Я резко села на кушетке. Напротив сидел фельдшер с округлившимися глазами.
— Ты нормально?
— Да, а что случилось? — в ушах у меня звенело, я чувствовала, как сильно бьется сердце, каждый его удар раскатом отдавался по всему телу. Правое плечо горело. Я посмотрела на него, и увидела шприц, торчащий из руки. — Что это?
— Адреналин! — фельдшер, успешно перешедший от страха со мной "на-ты", вынул из меня шприц.
Меня начало слегка трясти. Спустя секунды три — сильнее.
— Поехали быстро в приёмку, — мой спаситель (или убийца?) скомандовал водителю скорой и ловко уложил меня на кушетку.
Мы ехали минут десять. Я не открывала глаз, вспоминала темноту, которая еще недавно пыталась меня сожрать. Теперь перед глазами просто рябило. Я чувствовала каждую ямку и кочку, но было уже все равно.
В больнице начались круги ада. Начиная с того, что меня, полуживую, заставили надеть бахилы на входе. А я не могла рассоединить их, потому что настолько тряслись руки. Слава богу, помог мой спаситель. Потом я шла по коридору, а санитар быстро заглядывал налево и направо, высматривая для меня пустую кушетку.
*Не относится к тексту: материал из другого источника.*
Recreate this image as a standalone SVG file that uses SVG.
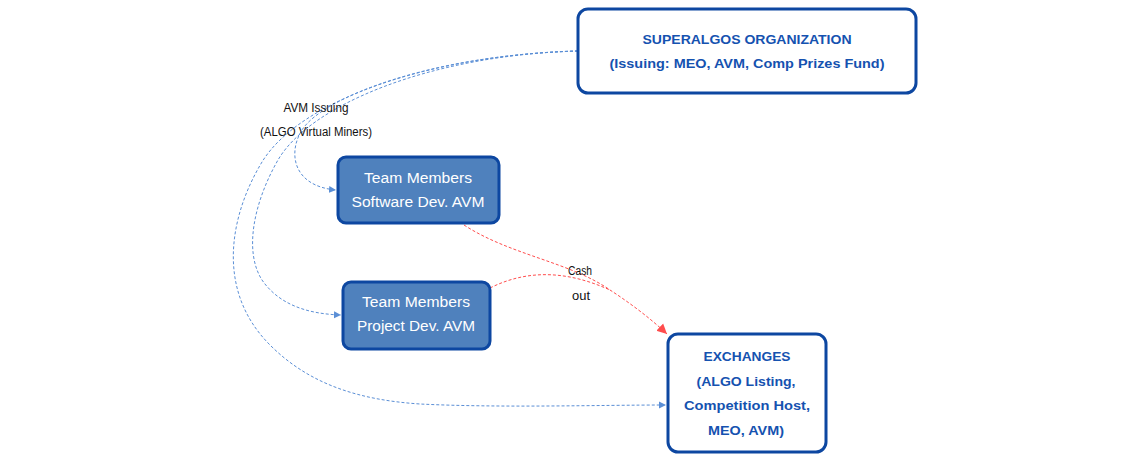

Столько людей я не ожидала увидеть.
Пока все живут своей размеренной, устроенной жизнью, пребывая в плюс-минус спокойствии, проходя мимо зданий клиник и больниц, листая ленты в своих айфонах (это я себя сейчас описываю, да-да), здесь — внутри происходит жизнь во всей своей красе. И за жизнь эту борются.
Меня положили на кушетку напротив мужчины лет пятидесяти. Он был накрыт легким покрывалом, которое тряслось вместе с ним от холода. В приемке попросту гулял ветер: от открытых окон, кондиционеров, работающих на полную мощность и бегающих санитаров. Работы у последних было много.
Мой сосед, заприметив меня, не растерялся.
— У вас будет телефон позвонить? — речь его прерывалась частым стуком зубов.
Я, сама по себе, невероятно брезгливый человек. Превозмогая ужасную слабость, я протерла антибактериальными салфетками (они всегда со мной!) свою кушетку, прежде чем лечь на нее. И вот смотрю я на этого мужчину с землистой кожей, длинными толстыми ногтями и лоснящимся лбом, и едва ли мешкаюсь...
— Мне жене позвонить, а то одежду забрали, а там и документы и телефон, — я достала телефон. Сосед продиктовал номер, я отдала трубку ему.
— Алло, алло, Нина! Ну я не сдох.
— ...
— Все, все не реви. Приезжай давай за мной. Или малого отправь. Только такси бери, а то не дождусь в холодине лежать. Давай, все.
Он отдал мне телефон, а я сидела пораженная и очарованная непринужденностью его фраз супруге.
За мной пришел врач, сказал, что нужно сдать кровь из вены, собрать мочу в баночку и сделать тест на беременность. Потрясающе! Я думала, что буду лежать и не шевелиться, что ко мне придут врачи с лекарствами, после которых я вприпрыжку поскачу домой, а тут еще и тест на беременность.
Я зашла в туалет. Такой резкий запах последний раз врезался в мой нос летом в общественном деревянном туалете на заправке. Но у этого было послевкусие хлорки. Я кое-как в три погибели сумела сделать, что нужно, в кабинке метр на метр. (Кому интересно, на тесте проявилась одна полоска).
Новый квест ожидал меня на сдаче крови. Студентки отрабатывали попадание в вену буквально на мне. У второй со второго раза даже получилось! С двумя перемотанными руками и легким шлейфом санузла я вернулась на свою кушетку. Мой сосед все еще лежал там.
— О, вы вернулись. Нинка едет долго, но мне куда торопиться-то. Третий криз пережил, теперь даже и умирать не страшно.
Он лежал передо мной вытянутый в струну с ветвистыми кистями рук и стопами, вытянутым лицом и впалыми скулами, размышляя вслух о своей жизни. И мне это показалось таким потрясающе символичным и важным на тот момент! Я вспомнила картину у Достоевского в "Идиоте". Точно, очень похоже. Я была рада, что сосед мой пережил третий гипертонический криз, и что я живая и смотрю на него.
Доктор казал мне, что у меня был отек Квинке. Не то на тунца, не то на Супрастин.